### Objective
Include the line with "(9.5,-3) rectangle (730,341);" and every line before it in the entries below, echoed exactly, but not the pictures.
## start Given information
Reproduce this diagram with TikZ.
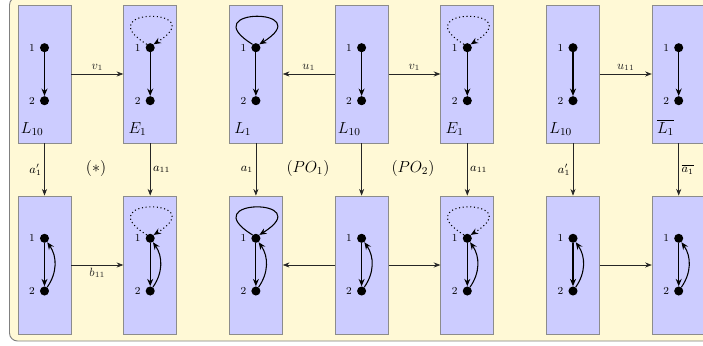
\documentclass[tikz,border=0pt]{standalone}
\usetikzlibrary{arrows.meta}
\definecolor{bgyellow}{RGB}{255,249,214}
\definecolor{boxblue}{RGB}{204,204,255}
\begin{document}
\begin{tikzpicture}[x=0.75pt,y=-0.75pt,
  graphbox/.style={draw=black!45,fill=boxblue,minimum width=53*0.75pt,minimum height=138*0.75pt,inner sep=0pt,line width=0.6pt},
  vtx/.style={circle,fill=black,inner sep=0pt,minimum size=6.8pt},
  vnum/.style={font=\footnotesize,inner sep=1pt},
  gname/.style={anchor=base west,inner sep=0pt,font=\large},
  gedge/.style={-{Stealth[length=5.5pt,width=4.5pt]},thick},
  conn/.style={-{Stealth[length=5pt,width=3.8pt]},line width=0.5pt,black!85},
  elab/.style={font=\small,inner sep=2pt},
  sq/.style={font=\large}
]
\useasboundingbox (0,0) rectangle (703,346);
\draw[draw=black!50,fill=bgyellow,rounded corners=6pt,line width=0.7pt] (9.5,-3) rectangle (730,341);

% boxes
\foreach \i/\nm in {0/A,1/B,2/C,3/D,4/E,5/F,6/G}{
  \pgfmathsetmacro{\cx}{44.5+105.7*\i}
  \node[graphbox] (\nm t) at (\cx,74) {};
  \node[graphbox] (\nm b) at (\cx,265) {};
  \node[vtx] (\nm t1) at (\cx,47.7) {};
  \node[vtx] (\nm t2) at (\cx,100.7) {};
  \node[vtx] (\nm b1) at (\cx,238.3) {};
  \node[vtx] (\nm b2) at (\cx,291) {};
  \node[vnum,anchor=east] (\nm t1l) at ([xshift=-2.5pt]\nm t1.west) {1};
  \node[vnum,anchor=east] (\nm t2l) at ([xshift=-2.5pt]\nm t2.west) {2};
  \node[vnum,anchor=east] (\nm b1l) at ([xshift=-2.5pt]\nm b1.west) {1};
  \node[vnum,anchor=east] (\nm b2l) at ([xshift=-2.5pt]\nm b2.west) {2};
  \draw[gedge] (\nm t1) -- (\nm t2);
  \draw[gedge] (\nm b1) -- (\nm b2);
  \draw[gedge] (\nm b2) to[bend right=35] (\nm b1);
  \draw[conn] (\nm t) -- (\nm b);
}

% names
\node[gname] (An) at ([shift={(3,-10)}]At.south west) {$L_{10}$};
\node[gname] (Bn) at ([shift={(5,-10)}]Bt.south west) {$E_1$};
\node[gname] (Cn) at ([shift={(5,-10)}]Ct.south west) {$L_1$};
\node[gname] (Dn) at ([shift={(3,-10)}]Dt.south west) {$L_{10}$};
\node[gname] (En) at ([shift={(5,-10)}]Et.south west) {$E_1$};
\node[gname] (Fn) at ([shift={(3,-10)}]Ft.south west) {$L_{10}$};
\node[gname] (Gn) at ([shift={(5,-10)}]Gt.south west) {$\overline{L_1}$};

% loops
\foreach \nm in {Bt1,Bb1,Et1,Eb1}{
  \draw[gedge,dotted] (\nm.135) .. controls +(-60,-37) and +(60,-37) .. (\nm.45);
}
\foreach \nm in {Ct1,Cb1}{
  \draw[gedge] (\nm.135) .. controls +(-60,-37) and +(60,-37) .. (\nm.45);
}

% horizontal connectors
\draw[conn] (At) -- node[elab,above] (lv1) {$v_1$} (Bt);
\draw[conn] (Dt) -- node[elab,above] (lu1) {$u_1$} (Ct);
\draw[conn] (Dt) -- node[elab,above] (lv1b) {$v_1$} (Et);
\draw[conn] (Ft) -- node[elab,above] (lu11) {$u_{11}$} (Gt);
\draw[conn] (Ab) -- node[elab,below] (lb11) {$b_{11}$} (Bb);
\draw[conn] (Db) -- (Cb);
\draw[conn] (Db) -- (Eb);
\draw[conn] (Fb) -- (Gb);

% vertical labels
\path (At) -- node[elab,left] (la1p) {$a'_1$} (Ab);
\path (Bt) -- node[elab,right] (la11) {$a_{11}$} (Bb);
\path (Ct) -- node[elab,left] (la1) {$a_1$} (Cb);
\path (Et) -- node[elab,right] (la11b) {$a_{11}$} (Eb);
\path (Ft) -- node[elab,left] (la1pb) {$a'_1$} (Fb);
\path (Gt) -- node[elab,right] (la1bar) {$\overline{a_1}$} (Gb);

% square labels
\node[sq] (s1) at (96,168) {$(*)$};
\node[sq] (s2) at (308,168) {$(PO_1)$};
\node[sq] (s3) at (413,168) {$(PO_2)$};
\end{tikzpicture}
\end{document}
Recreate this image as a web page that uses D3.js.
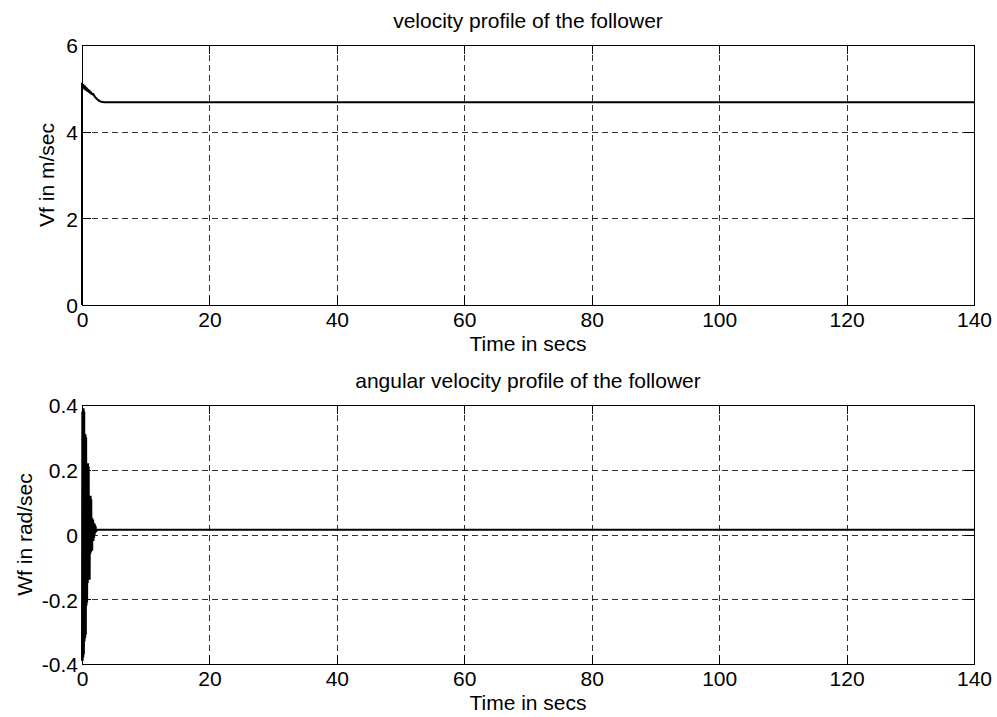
<!DOCTYPE html>
<html>
<head>
<meta charset="utf-8">
<script src="https://cdn.jsdelivr.net/npm/d3@7"></script>
<style>
  body { margin: 0; background: #fff; }
  svg { display: block; }
  text { font-family: "Liberation Sans", Arial, Helvetica, sans-serif; fill: #000; }
</style>
</head>
<body>
<svg id="chart" width="997" height="717"></svg>
<script>
// ---- data -------------------------------------------------------------
const xTicks = [0, 20, 40, 60, 80, 100, 120, 140];

// follower linear velocity (m/s) vs time (s)
const velTime = [0, 0, 0.1, 0.2, 0.3, 0.4, 0.5, 0.6, 0.7, 0.8, 0.9, 1.0, 1.1, 1.2,
  1.3, 1.4, 1.5, 1.6, 1.7, 1.8, 2.0, 2.3, 2.6, 3.0, 3.5, 140];
const velValue = [0, 5.13, 4.99, 5.10, 4.98, 5.07, 4.96, 5.04, 4.94, 5.01, 4.92, 4.98,
  4.90, 4.95, 4.88, 4.92, 4.86, 4.89, 4.85, 4.86, 4.81, 4.76, 4.72, 4.69, 4.68, 4.68];
const velTicks = [0, 2, 4, 6];

// follower angular velocity (rad/s) vs time (s)
const angTime = [0.00, 0.05, 0.10, 0.15, 0.20, 0.25, 0.30, 0.35, 0.40, 0.45, 0.50,
  0.55, 0.60, 0.65, 0.70, 0.75, 0.80, 0.85, 0.90, 0.95, 1.00, 1.05, 1.10, 1.15, 1.20,
  1.25, 1.30, 1.35, 1.40, 1.45, 1.50, 1.55, 1.60, 1.65, 1.70, 1.75, 1.80, 1.85, 1.90,
  1.95, 2.00, 2.05, 2.10, 2.15, 2.20, 2.50, 140];
const angValue = [-0.39, 0.38, -0.39, 0.39, -0.38, 0.39, -0.37, 0.38, -0.33, 0.31, -0.32,
  0.31, -0.31, 0.30, -0.22, 0.22, -0.21, 0.22, -0.15, 0.22, -0.14, 0.21, -0.14, 0.12, -0.14,
  0.12, -0.06, 0.12, -0.055, 0.11, -0.05, 0.05, -0.05, 0.05, -0.02, 0.045, -0.02, 0.035, -0.01,
  0.035, 0.0, 0.03, 0.005, 0.025, 0.01, 0.015, 0.015];
const angTicks = [-0.4, -0.2, 0, 0.2, 0.4];

// ---- layout -----------------------------------------------------------
const svg = d3.select("#chart");
const plotLeft = 82, plotRight = 974;
const W = plotRight - plotLeft;
const FONT = 21;

const panels = [
  { top: 45, bottom: 305, title: "velocity profile of the follower", ylabel: "Vf in m/sec",
    ylabelX: 54, domain: [0, 6], ticks: velTicks, t: velTime, v: velValue },
  { top: 405, bottom: 664, title: "angular velocity profile of the follower", ylabel: "Wf in rad/sec",
    ylabelX: 32, domain: [-0.4, 0.4], ticks: angTicks, t: angTime, v: angValue }
];

const x = d3.scaleLinear().domain([0, 140]).range([0, W]);

panels.forEach(p => {
  const H = p.bottom - p.top;
  const y = d3.scaleLinear().domain(p.domain).range([H, 0]);
  const g = svg.append("g").attr("transform", `translate(${plotLeft},${p.top})`);

  // dashed grid
  const grid = g.append("g").attr("stroke", "#000").attr("stroke-width", 0.8)
    .attr("stroke-dasharray", "6,4").attr("shape-rendering", "crispEdges");
  xTicks.slice(1, -1).forEach(t => {
    grid.append("line").attr("x1", Math.round(x(t)) + 0.5).attr("x2", Math.round(x(t)) + 0.5)
      .attr("y1", 0).attr("y2", H);
  });
  p.ticks.slice(1, -1).forEach(t => {
    grid.append("line").attr("y1", Math.round(y(t)) + 0.5).attr("y2", Math.round(y(t)) + 0.5)
      .attr("x1", 0).attr("x2", W);
  });

  // axes with inward ticks on all four sides
  const fmt = d => String(d);
  const styleAxis = sel => {
    sel.select(".domain").remove();
    sel.selectAll(".tick line").attr("stroke", "#000").attr("shape-rendering", "crispEdges");
    sel.selectAll("text").attr("font-size", FONT).attr("fill", "#000")
      .attr("font-family", '"Liberation Sans", Arial, sans-serif');
  };
  g.append("g").attr("transform", `translate(0,${H})`)
    .call(d3.axisBottom(x).tickValues(xTicks).tickFormat(fmt).tickSize(-9).tickPadding(8))
    .call(styleAxis)
    .selectAll("text").attr("dy", null).attr("y", 22);
  g.append("g")
    .call(d3.axisTop(x).tickValues(xTicks).tickFormat("").tickSize(-9))
    .call(styleAxis);
  g.append("g")
    .call(d3.axisLeft(y).tickValues(p.ticks).tickFormat(fmt).tickSize(-9).tickPadding(4))
    .call(styleAxis)
    .selectAll("text").attr("dy", "0.38em");
  g.append("g").attr("transform", `translate(${W},0)`)
    .call(d3.axisRight(y).tickValues(p.ticks).tickFormat("").tickSize(-9))
    .call(styleAxis);

  // box
  g.append("rect").attr("x", 0.5).attr("y", 0.5).attr("width", W).attr("height", H)
    .attr("fill", "none").attr("stroke", "#000").attr("stroke-width", 1)
    .attr("shape-rendering", "crispEdges");

  // data line
  const pts = p.t.map((t, i) => [t, p.v[i]]);
  g.append("path").datum(pts)
    .attr("fill", "none").attr("stroke", "#000").attr("stroke-width", 2)
    .attr("stroke-linejoin", "miter").attr("stroke-miterlimit", 1.5)
    .attr("d", d3.line().x(d => x(d[0])).y(d => y(d[1])));

  // title
  svg.append("text").attr("x", plotLeft + W / 2).attr("y", p.top - 17)
    .attr("text-anchor", "middle").attr("font-size", FONT).text(p.title);

  // x label
  svg.append("text").attr("x", plotLeft + W / 2).attr("y", p.bottom + 46)
    .attr("text-anchor", "middle").attr("font-size", FONT).text("Time in secs");

  // y label
  svg.append("text")
    .attr("transform", `translate(${p.ylabelX},${p.top + H / 2}) rotate(-90)`)
    .attr("text-anchor", "middle").attr("font-size", FONT).text(p.ylabel);
});
</script>
</body>
</html>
## end Given information
### Exercise solution
Reproduce this diagram with TikZ.
\documentclass[tikz,border=0pt]{standalone}
\usetikzlibrary{arrows.meta}
\definecolor{bgyellow}{RGB}{255,249,214}
\definecolor{boxblue}{RGB}{204,204,255}
\begin{document}
\begin{tikzpicture}[x=0.75pt,y=-0.75pt,
  graphbox/.style={draw=black!45,fill=boxblue,minimum width=53*0.75pt,minimum height=138*0.75pt,inner sep=0pt,line width=0.6pt},
  vtx/.style={circle,fill=black,inner sep=0pt,minimum size=6.8pt},
  vnum/.style={font=\footnotesize,inner sep=1pt},
  gname/.style={anchor=base west,inner sep=0pt,font=\large},
  gedge/.style={-{Stealth[length=5.5pt,width=4.5pt]},thick},
  conn/.style={-{Stealth[length=5pt,width=3.8pt]},line width=0.5pt,black!85},
  elab/.style={font=\small,inner sep=2pt},
  sq/.style={font=\large}
]
\useasboundingbox (0,0) rectangle (703,346);
\draw[draw=black!50,fill=bgyellow,rounded corners=6pt,line width=0.7pt] (9.5,-3) rectangle (730,341);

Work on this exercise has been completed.